-- Begin Records supplied --

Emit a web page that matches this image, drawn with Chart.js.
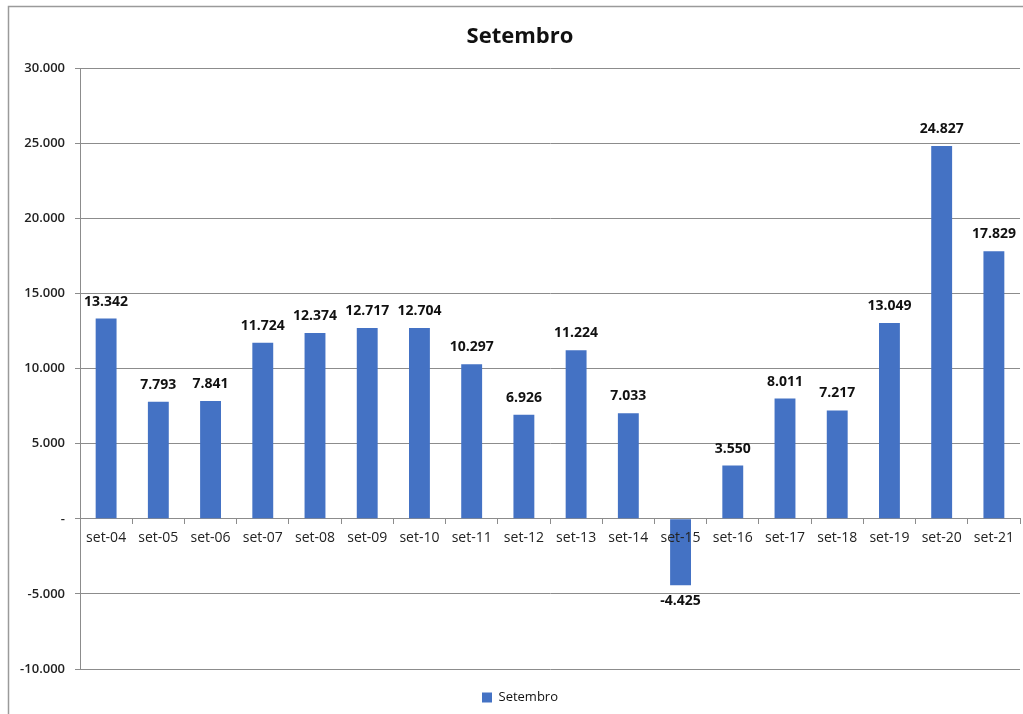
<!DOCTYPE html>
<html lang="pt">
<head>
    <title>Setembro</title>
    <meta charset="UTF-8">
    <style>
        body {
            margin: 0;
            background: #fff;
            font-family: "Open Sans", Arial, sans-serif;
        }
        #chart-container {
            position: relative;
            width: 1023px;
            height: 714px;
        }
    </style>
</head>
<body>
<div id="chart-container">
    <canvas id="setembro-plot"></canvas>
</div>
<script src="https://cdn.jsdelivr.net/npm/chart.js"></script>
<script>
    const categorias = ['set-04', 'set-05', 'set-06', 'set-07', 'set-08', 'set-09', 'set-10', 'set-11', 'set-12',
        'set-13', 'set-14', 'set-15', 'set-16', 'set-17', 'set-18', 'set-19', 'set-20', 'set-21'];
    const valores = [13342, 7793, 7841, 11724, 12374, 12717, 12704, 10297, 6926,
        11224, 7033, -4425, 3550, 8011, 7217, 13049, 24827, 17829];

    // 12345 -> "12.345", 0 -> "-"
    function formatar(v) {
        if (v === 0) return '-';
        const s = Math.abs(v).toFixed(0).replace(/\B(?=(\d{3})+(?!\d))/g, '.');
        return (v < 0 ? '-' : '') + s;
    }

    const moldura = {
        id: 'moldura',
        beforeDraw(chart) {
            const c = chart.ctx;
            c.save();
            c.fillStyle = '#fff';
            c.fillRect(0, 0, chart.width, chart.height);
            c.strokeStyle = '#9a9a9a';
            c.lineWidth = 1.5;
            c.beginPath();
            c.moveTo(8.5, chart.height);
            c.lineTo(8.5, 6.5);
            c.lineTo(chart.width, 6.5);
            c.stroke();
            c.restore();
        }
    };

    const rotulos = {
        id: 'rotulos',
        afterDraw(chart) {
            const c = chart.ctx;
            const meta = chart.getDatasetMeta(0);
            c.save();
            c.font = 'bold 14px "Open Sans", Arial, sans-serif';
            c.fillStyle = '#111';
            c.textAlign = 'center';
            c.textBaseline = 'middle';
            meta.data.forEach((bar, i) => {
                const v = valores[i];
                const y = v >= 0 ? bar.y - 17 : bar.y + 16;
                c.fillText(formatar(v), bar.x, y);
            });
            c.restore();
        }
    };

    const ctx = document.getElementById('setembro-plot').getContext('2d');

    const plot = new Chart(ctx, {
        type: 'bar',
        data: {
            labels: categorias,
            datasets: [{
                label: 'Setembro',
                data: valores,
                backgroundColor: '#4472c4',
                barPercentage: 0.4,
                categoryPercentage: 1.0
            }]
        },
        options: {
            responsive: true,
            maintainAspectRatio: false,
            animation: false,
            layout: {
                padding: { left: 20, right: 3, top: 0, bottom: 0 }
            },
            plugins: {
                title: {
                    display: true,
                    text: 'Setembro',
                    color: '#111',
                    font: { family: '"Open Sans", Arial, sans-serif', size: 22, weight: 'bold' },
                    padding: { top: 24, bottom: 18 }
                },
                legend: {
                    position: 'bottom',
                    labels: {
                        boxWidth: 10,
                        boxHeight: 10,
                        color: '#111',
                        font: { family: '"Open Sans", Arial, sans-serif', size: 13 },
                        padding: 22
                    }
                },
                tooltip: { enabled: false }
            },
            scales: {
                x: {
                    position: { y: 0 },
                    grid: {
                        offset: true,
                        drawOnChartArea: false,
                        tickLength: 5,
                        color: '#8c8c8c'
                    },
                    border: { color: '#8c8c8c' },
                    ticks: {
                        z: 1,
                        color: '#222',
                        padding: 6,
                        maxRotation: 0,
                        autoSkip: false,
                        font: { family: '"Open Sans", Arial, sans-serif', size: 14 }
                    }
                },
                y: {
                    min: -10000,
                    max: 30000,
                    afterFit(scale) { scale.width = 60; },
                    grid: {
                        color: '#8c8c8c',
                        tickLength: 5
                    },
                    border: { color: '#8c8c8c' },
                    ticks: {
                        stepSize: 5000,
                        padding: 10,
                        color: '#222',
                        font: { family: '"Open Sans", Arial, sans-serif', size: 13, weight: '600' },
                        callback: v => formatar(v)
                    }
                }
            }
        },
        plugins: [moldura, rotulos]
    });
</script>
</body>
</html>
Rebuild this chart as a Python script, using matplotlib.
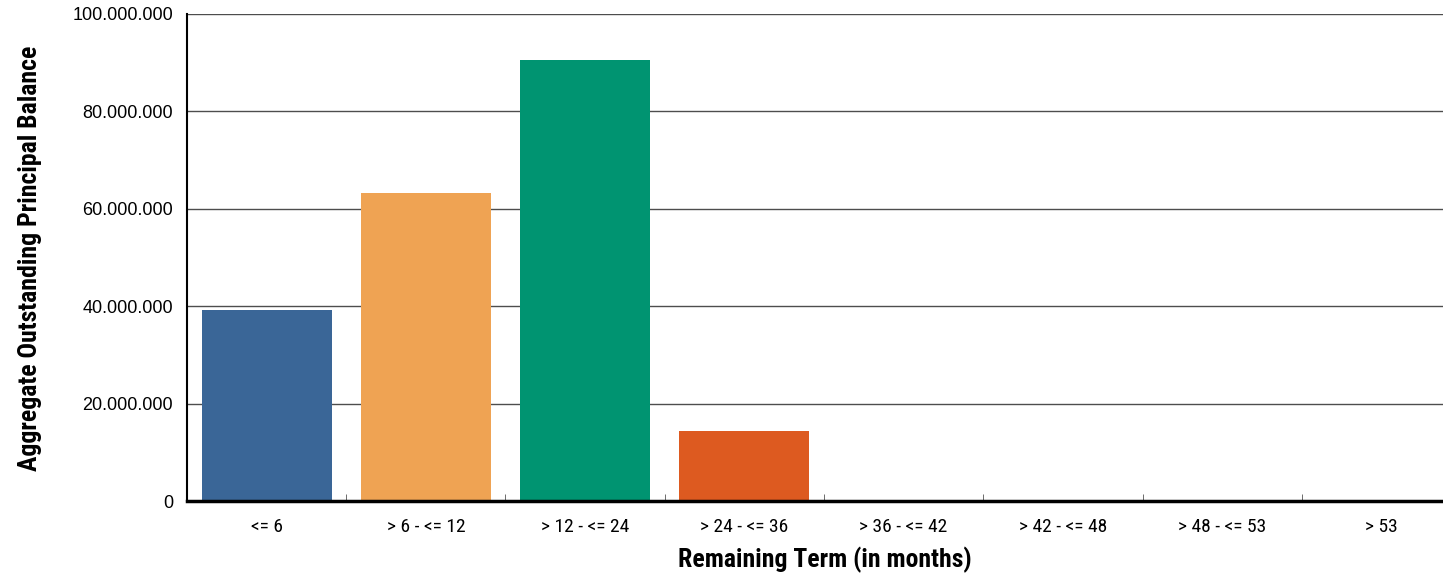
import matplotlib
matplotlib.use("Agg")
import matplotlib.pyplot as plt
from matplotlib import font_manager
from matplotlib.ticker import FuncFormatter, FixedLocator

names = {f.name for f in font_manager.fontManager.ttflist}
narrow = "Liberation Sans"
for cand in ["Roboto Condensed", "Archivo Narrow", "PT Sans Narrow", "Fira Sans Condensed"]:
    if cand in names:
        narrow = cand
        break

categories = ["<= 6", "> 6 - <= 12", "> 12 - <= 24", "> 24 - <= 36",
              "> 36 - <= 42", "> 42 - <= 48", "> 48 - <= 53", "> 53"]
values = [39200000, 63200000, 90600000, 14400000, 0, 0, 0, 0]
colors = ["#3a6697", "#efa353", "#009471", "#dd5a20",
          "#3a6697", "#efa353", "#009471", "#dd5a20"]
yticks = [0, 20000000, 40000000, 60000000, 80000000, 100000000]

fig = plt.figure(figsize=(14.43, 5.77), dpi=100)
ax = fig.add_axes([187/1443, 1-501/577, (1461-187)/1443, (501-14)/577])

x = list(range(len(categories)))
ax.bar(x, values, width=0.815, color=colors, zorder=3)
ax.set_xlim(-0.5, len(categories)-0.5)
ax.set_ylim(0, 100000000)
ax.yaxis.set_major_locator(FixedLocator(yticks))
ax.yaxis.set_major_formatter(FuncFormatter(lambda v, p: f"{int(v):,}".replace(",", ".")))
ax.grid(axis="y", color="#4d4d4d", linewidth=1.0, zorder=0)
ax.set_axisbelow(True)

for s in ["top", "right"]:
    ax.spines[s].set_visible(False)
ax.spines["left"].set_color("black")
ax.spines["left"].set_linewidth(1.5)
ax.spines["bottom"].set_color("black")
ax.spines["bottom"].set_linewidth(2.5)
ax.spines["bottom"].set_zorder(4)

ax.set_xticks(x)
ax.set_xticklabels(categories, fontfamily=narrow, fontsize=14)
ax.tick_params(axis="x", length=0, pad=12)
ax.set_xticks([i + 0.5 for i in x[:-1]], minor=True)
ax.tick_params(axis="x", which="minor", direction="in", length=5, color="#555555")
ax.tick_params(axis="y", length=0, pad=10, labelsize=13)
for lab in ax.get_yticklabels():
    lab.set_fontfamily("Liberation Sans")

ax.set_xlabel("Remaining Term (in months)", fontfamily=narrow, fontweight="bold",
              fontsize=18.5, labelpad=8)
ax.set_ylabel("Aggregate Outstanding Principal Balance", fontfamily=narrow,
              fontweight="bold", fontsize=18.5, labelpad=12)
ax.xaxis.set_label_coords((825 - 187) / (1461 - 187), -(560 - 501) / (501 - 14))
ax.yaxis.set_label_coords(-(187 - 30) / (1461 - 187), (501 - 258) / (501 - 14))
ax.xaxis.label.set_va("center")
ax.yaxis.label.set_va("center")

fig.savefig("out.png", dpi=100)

-- End Records supplied --

■ **To do**: All of the records above must be copied exactly, except for the pictures.

■ **Problem solution**:
Emit a web page that matches this image, drawn with Chart.js.
<!DOCTYPE html>
<html lang="pt">
<head>
    <title>Setembro</title>
    <meta charset="UTF-8">
    <style>
        body {
            margin: 0;
            background: #fff;
            font-family: "Open Sans", Arial, sans-serif;
        }
        #chart-container {
            position: relative;
            width: 1023px;
            height: 714px;
        }
    </style>
</head>
<body>
<div id="chart-container">
    <canvas id="setembro-plot"></canvas>
</div>
<script src="https://cdn.jsdelivr.net/npm/chart.js"></script>
<script>
    const categorias = ['set-04', 'set-05', 'set-06', 'set-07', 'set-08', 'set-09', 'set-10', 'set-11', 'set-12',
        'set-13', 'set-14', 'set-15', 'set-16', 'set-17', 'set-18', 'set-19', 'set-20', 'set-21'];
    const valores = [13342, 7793, 7841, 11724, 12374, 12717, 12704, 10297, 6926,
        11224, 7033, -4425, 3550, 8011, 7217, 13049, 24827, 17829];

    // 12345 -> "12.345", 0 -> "-"
    function formatar(v) {
        if (v === 0) return '-';
        const s = Math.abs(v).toFixed(0).replace(/\B(?=(\d{3})+(?!\d))/g, '.');
        return (v < 0 ? '-' : '') + s;
    }

    const moldura = {
        id: 'moldura',
        beforeDraw(chart) {
            const c = chart.ctx;
            c.save();
            c.fillStyle = '#fff';
            c.fillRect(0, 0, chart.width, chart.height);
            c.strokeStyle = '#9a9a9a';
            c.lineWidth = 1.5;
            c.beginPath();
            c.moveTo(8.5, chart.height);
            c.lineTo(8.5, 6.5);
            c.lineTo(chart.width, 6.5);
            c.stroke();
            c.restore();
        }
    };

    const rotulos = {
        id: 'rotulos',
        afterDraw(chart) {
            const c = chart.ctx;
            const meta = chart.getDatasetMeta(0);
            c.save();
            c.font = 'bold 14px "Open Sans", Arial, sans-serif';
            c.fillStyle = '#111';
            c.textAlign = 'center';
            c.textBaseline = 'middle';
            meta.data.forEach((bar, i) => {
                const v = valores[i];
                const y = v >= 0 ? bar.y - 17 : bar.y + 16;
                c.fillText(formatar(v), bar.x, y);
            });
            c.restore();
        }
    };

    const ctx = document.getElementById('setembro-plot').getContext('2d');

    const plot = new Chart(ctx, {
        type: 'bar',
        data: {
            labels: categorias,
            datasets: [{
                label: 'Setembro',
                data: valores,
                backgroundColor: '#4472c4',
                barPercentage: 0.4,
                categoryPercentage: 1.0
            }]
        },
        options: {
            responsive: true,
            maintainAspectRatio: false,
            animation: false,
            layout: {
                padding: { left: 20, right: 3, top: 0, bottom: 0 }
            },
            plugins: {
                title: {
                    display: true,
                    text: 'Setembro',
                    color: '#111',
                    font: { family: '"Open Sans", Arial, sans-serif', size: 22, weight: 'bold' },
                    padding: { top: 24, bottom: 18 }
                },
                legend: {
                    position: 'bottom',
                    labels: {
                        boxWidth: 10,
                        boxHeight: 10,
                        color: '#111',
                        font: { family: '"Open Sans", Arial, sans-serif', size: 13 },
                        padding: 22
                    }
                },
                tooltip: { enabled: false }
            },
            scales: {
                x: {
                    position: { y: 0 },
                    grid: {
                        offset: true,
                        drawOnChartArea: false,
                        tickLength: 5,
                        color: '#8c8c8c'
                    },
                    border: { color: '#8c8c8c' },
                    ticks: {
                        z: 1,
                        color: '#222',
                        padding: 6,
                        maxRotation: 0,
                        autoSkip: false,
                        font: { family: '"Open Sans", Arial, sans-serif', size: 14 }
                    }
                },
                y: {
                    min: -10000,
                    max: 30000,
                    afterFit(scale) { scale.width = 60; },
                    grid: {
                        color: '#8c8c8c',
                        tickLength: 5
                    },
                    border: { color: '#8c8c8c' },
                    ticks: {
                        stepSize: 5000,
                        padding: 10,
                        color: '#222',
                        font: { family: '"Open Sans", Arial, sans-serif', size: 13, weight: '600' },
                        callback: v => formatar(v)
                    }
                }
            }
        },
        plugins: [moldura, rotulos]
    });
</script>
</body>
</html>
Rebuild this chart as a Python script, using matplotlib.
import matplotlib
matplotlib.use("Agg")
import matplotlib.pyplot as plt
from matplotlib import font_manager
from matplotlib.ticker import FuncFormatter, FixedLocator

names = {f.name for f in font_manager.fontManager.ttflist}
narrow = "Liberation Sans"
for cand in ["Roboto Condensed", "Archivo Narrow", "PT Sans Narrow", "Fira Sans Condensed"]:
    if cand in names:
        narrow = cand
        break

categories = ["<= 6", "> 6 - <= 12", "> 12 - <= 24", "> 24 - <= 36",
              "> 36 - <= 42", "> 42 - <= 48", "> 48 - <= 53", "> 53"]
values = [39200000, 63200000, 90600000, 14400000, 0, 0, 0, 0]
colors = ["#3a6697", "#efa353", "#009471", "#dd5a20",
          "#3a6697", "#efa353", "#009471", "#dd5a20"]
yticks = [0, 20000000, 40000000, 60000000, 80000000, 100000000]

fig = plt.figure(figsize=(14.43, 5.77), dpi=100)
ax = fig.add_axes([187/1443, 1-501/577, (1461-187)/1443, (501-14)/577])

x = list(range(len(categories)))
ax.bar(x, values, width=0.815, color=colors, zorder=3)
ax.set_xlim(-0.5, len(categories)-0.5)
ax.set_ylim(0, 100000000)
ax.yaxis.set_major_locator(FixedLocator(yticks))
ax.yaxis.set_major_formatter(FuncFormatter(lambda v, p: f"{int(v):,}".replace(",", ".")))
ax.grid(axis="y", color="#4d4d4d", linewidth=1.0, zorder=0)
ax.set_axisbelow(True)

for s in ["top", "right"]:
    ax.spines[s].set_visible(False)
ax.spines["left"].set_color("black")
ax.spines["left"].set_linewidth(1.5)
ax.spines["bottom"].set_color("black")
ax.spines["bottom"].set_linewidth(2.5)
ax.spines["bottom"].set_zorder(4)

ax.set_xticks(x)
ax.set_xticklabels(categories, fontfamily=narrow, fontsize=14)
ax.tick_params(axis="x", length=0, pad=12)
ax.set_xticks([i + 0.5 for i in x[:-1]], minor=True)
ax.tick_params(axis="x", which="minor", direction="in", length=5, color="#555555")
ax.tick_params(axis="y", length=0, pad=10, labelsize=13)
for lab in ax.get_yticklabels():
    lab.set_fontfamily("Liberation Sans")

ax.set_xlabel("Remaining Term (in months)", fontfamily=narrow, fontweight="bold",
              fontsize=18.5, labelpad=8)
ax.set_ylabel("Aggregate Outstanding Principal Balance", fontfamily=narrow,
              fontweight="bold", fontsize=18.5, labelpad=12)
ax.xaxis.set_label_coords((825 - 187) / (1461 - 187), -(560 - 501) / (501 - 14))
ax.yaxis.set_label_coords(-(187 - 30) / (1461 - 187), (501 - 258) / (501 - 14))
ax.xaxis.label.set_va("center")
ax.yaxis.label.set_va("center")

fig.savefig("out.png", dpi=100)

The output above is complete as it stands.